Hunter met in December with Sen. John Hoeven (R-N.D.), a co-chair of the Senate Air Force Caucus, and Sen. Kevin Cramer (R-N.D.) “regarding the Fufeng Group’s proposal to build a large corn mill processing plant approximately 12 miles from Grand Forks Air Force Base,” Hunter wrote in a Jan. 27 letter to Hoeven and Kramer.

“The Committee on Foreign Investment in the United States (CFIUS) considered an October, 2022 filing by the Fufeng Group to acquire certain areas in the vicinity of Grand Forks, North Dakota,” per the letter. “While CFIUS concluded that it did not have jurisdiction, the Deparment [of the Air Force]’s view is unambiguous: the proposed project presents a significant threat to national security with both near-and long-term risks of significant impacts to our operations in the area.”

Section 2854 of the fiscal 2023 National Defense Authorization Act requires a report by Secretary of Defense Lloyd Austin “describing land held by covered [Chinese] entities within 25 miles of a military installation or military airspace in the United States.”

Grand Forks AFB and its environs have air and space components, including the Northrop Grumman [NOC] RQ-4B Global Hawk Block 40 reconnaissance drones and maintenance of high-frequency global communications systems, and will have future operations centers for the U.S. Space Force’s Space Development Agency, and future hypersonic testing under the SkyRange program.

“Aside from concerns about taking farmland out of production completely or placing it under the financial direction of antagonistic nations, particularly at a time of rising costs and concerns about the stability of the global food supply, the U.S. must constantly be attentive to our adversaries’ aims to exploit every vulnerability and gain economic and military advantages,” Sen.

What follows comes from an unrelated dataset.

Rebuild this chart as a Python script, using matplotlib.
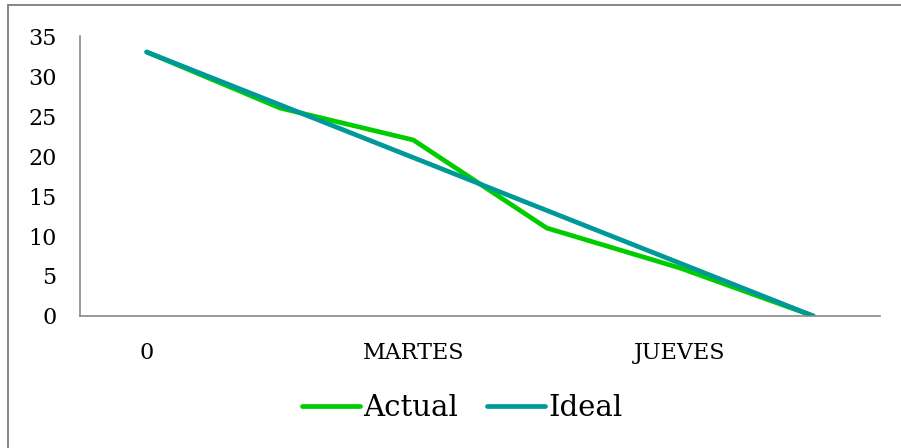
import matplotlib
matplotlib.use("Agg")
import matplotlib.pyplot as plt
from matplotlib.patches import Rectangle

# Burndown data: remaining work per day
days = ["0", "LUNES", "MARTES", "MIERCOLES", "JUEVES", "VIERNES"]
tick_labels = ["0", "", "MARTES", "", "JUEVES", ""]
actual = [33, 26, 22, 11, 6, 0]
ideal = [33, 26.4, 19.8, 13.2, 6.6, 0]
y_ticks = [0, 5, 10, 15, 20, 25, 30, 35]

W, H = 901, 448
fig = plt.figure(figsize=(W / 100, H / 100), dpi=100)
fig.patch.set_facecolor("white")

font = ["DejaVu Serif"]

# chart-area border (open on the right and bottom)
fig.patches.append(Rectangle((8 / W, -0.05), 1.1, (H - 5) / H + 0.05,
                             transform=fig.transFigure, fill=False,
                             edgecolor="#858585", linewidth=1.4, zorder=0))

ax = fig.add_axes([80 / W, (H - 316) / H, (880 - 80) / W, (316 - 36) / H])
x = list(range(len(days)))
la, = ax.plot(x, actual, color="#00CC00", linewidth=3.4,
              solid_capstyle="round", solid_joinstyle="miter", label="Actual")
li, = ax.plot(x, ideal, color="#009999", linewidth=3.4,
              solid_capstyle="round", solid_joinstyle="miter", label="Ideal")

ax.set_xlim(-0.5, len(days) - 0.5)
ax.set_ylim(0, 35)
ax.set_yticks(y_ticks)
ax.set_yticklabels([str(v) for v in y_ticks], family=font, fontsize=16)
ax.set_xticks(x)
ax.set_xticklabels(tick_labels, family=font, fontsize=16)
ax.tick_params(axis="y", length=0, pad=17)
ax.tick_params(axis="x", length=0, pad=19)

for side in ("top", "right"):
    ax.spines[side].set_visible(False)
for side in ("left", "bottom"):
    ax.spines[side].set_color("#888888")
    ax.spines[side].set_linewidth(1.2)

leg = fig.legend(handles=[la, li], loc="center", bbox_to_anchor=(462 / W, (H - 408) / H),
                 ncol=2, frameon=False, prop={"family": font, "size": 21},
                 handlelength=2.0, handletextpad=0.1, columnspacing=1.0)

fig.savefig("out.png", dpi=100, facecolor="white")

John Boozman (R-Ark.), a member of the Senate Appropriations Committee, wrote in an editorial on Fox News Digital last month  “That would include expanding its espionage and intelligence gathering activity on American soil.”

U.S. officials are considering further actions after a high altitude Chinese balloon has hovered this week over Malmstrom AFB, Mont., and other locations in the western U.S. The Pentagon said that it has monitored the balloon and dispatched a Boeing [BA] AWACS and Lockheed Martin [LMT] F-22 fighters to keep tabs.